16 January 2017
For Liquid Telecom, internet access always has a “transformatory” effect in education.
“Improving education is at the core of our own mission of facilitating the rise of Africa as an economic powerhouse,” says Ben Roberts, CEO of Liquid Telecom Kenya.
For instance, the company has connected all 46 branches of Kenya’s National Libraries to high speed internet so that more than 500,000 library members across Kenya have easy – and free – access to research materials, opportunities and information.
Another more recent deployment was for a school in the remote village of Kiltamany.
Liquid says that in many ways, Kiltamany is a typical rural Kenyan village surrounded by kilometre after kilometre of dry, dusty barren land.
It lies approximately 160km from the nearest town and is a seven hour drive from Nairobi.
The men herd goats, the women make beaded necklaces, and there are few outside visitors. Expectations for future economic development were low.
There are usually around 170 children in the school divided into eight classes.
Recruiting and keeping teachers is difficult. Unfortunately, there were usually only five teachers so the children were often behind in their studies compared to their contemporaries.
In addition, there was a shortage of books, pens, papers and other items that are usually found in classrooms.
However, Kiltamany’s fortunes changed when it was chosen by Kenyan technologist and entrepreneur Erik Hersman as an early recipient of his latest initiative, Kio Kit, a digital classroom in a box developed by BRCK Education, one of the first hardware startups in Africa which was co-founded by Hersman in 2014.
Kio Kit comprises a ruggedised Wi-Fi router with onboard battery and storage that can, according to its developers, seamlessly serve educational content to 40 tablets.
Due to the demands of rural environments, and the fact that children are bound to drop and spill things on the tablets, the Kio Tablet was also designed to be rugged, adaptable and highly functional.
There is a single plug used to charge all the kit and one button to power up the entire system.
As well as accessing information online, users of the tablets can also access a wealth of pre-loaded multimedia content including the local curriculum, games that stimulate critical thinking, and information focused on responsible citizenship.
Kiltamany is around 20km from the nearest telecom base station and is only covered by a patchy and weak 2G signal. So Hersman asked Liquid to help provide connectivity.
Although Liquid is best known for its pan-African fibre network, the company also provides satellite connectivity across the continent and says it has vast experience in connecting remote rural locations which mostly share the same characteristics: unreliable or no power, poor roads, no engineers living nearby, as well as dust and heat.

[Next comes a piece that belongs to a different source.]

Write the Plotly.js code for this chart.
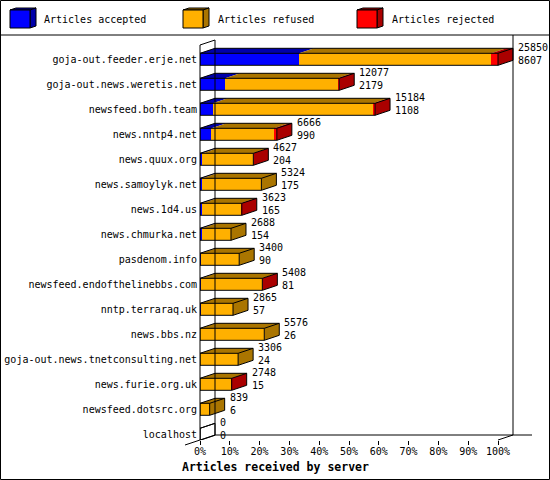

Liquid installed its most robust VSAT dish on a one-metre high pole. The company says this offers upload and download speeds of 10Mbps. The antenna is wired to the BRCK Wi-Fi router while power is provided by a solar battery and generator set.
With almost zero interference, Liquid says the tablets can be used up to 50 metres from the BRCK router which means people outside the classrooms can also use the network.

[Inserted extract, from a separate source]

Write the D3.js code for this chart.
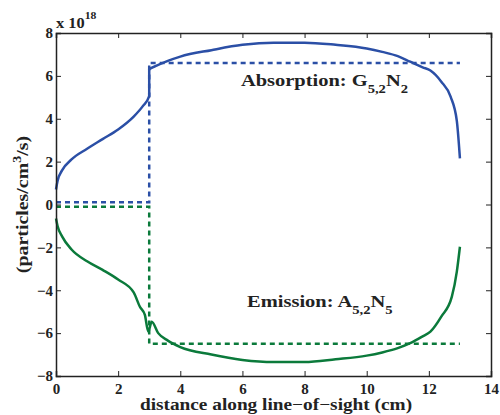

Indeed parents, teachers, village elders and others are all encouraged to use the Wi-Fi system after school lessons have finished, and most of the villagers have accessed the internet, either by phone or tablet.
With satellite availability of more than 99 per cent, content can be constantly updated so children do not have to wait for new materials to come from the nearest town.
Data about how the tablet is being used can be gathered by BRCK. This enables the company to constantly review online tests and interactive exercises in order to both monitor the children’s progress and help it to improve the content.
Kiltamany’s five teachers all agree that their work has been made easier with the fast internet connectivity and they have been able to widen their scope of teaching to match what is taught in urban schools.
“We used to travel for about 20 kilometres to Archer’s Post to update fresh educational materials into our kits,” says teacher Elizabeth Leress. “But with the internet and solar infrastructure in place, we have reduced the cost and time we spent on the way.”
Liquid trained a local man to manage and update the system although, to date, no connectivity problems have resulted. (However, after the first week, a fence had to be built around the dish as goats were using it as a scratching post and misaligning it.)
Liquid says the deployment has been a “textbook” example of how children can benefit from the internet. No longer are teachers the only sources of knowledge and information in the classroom. The world has got much bigger for both the children and adults of Kiltamany.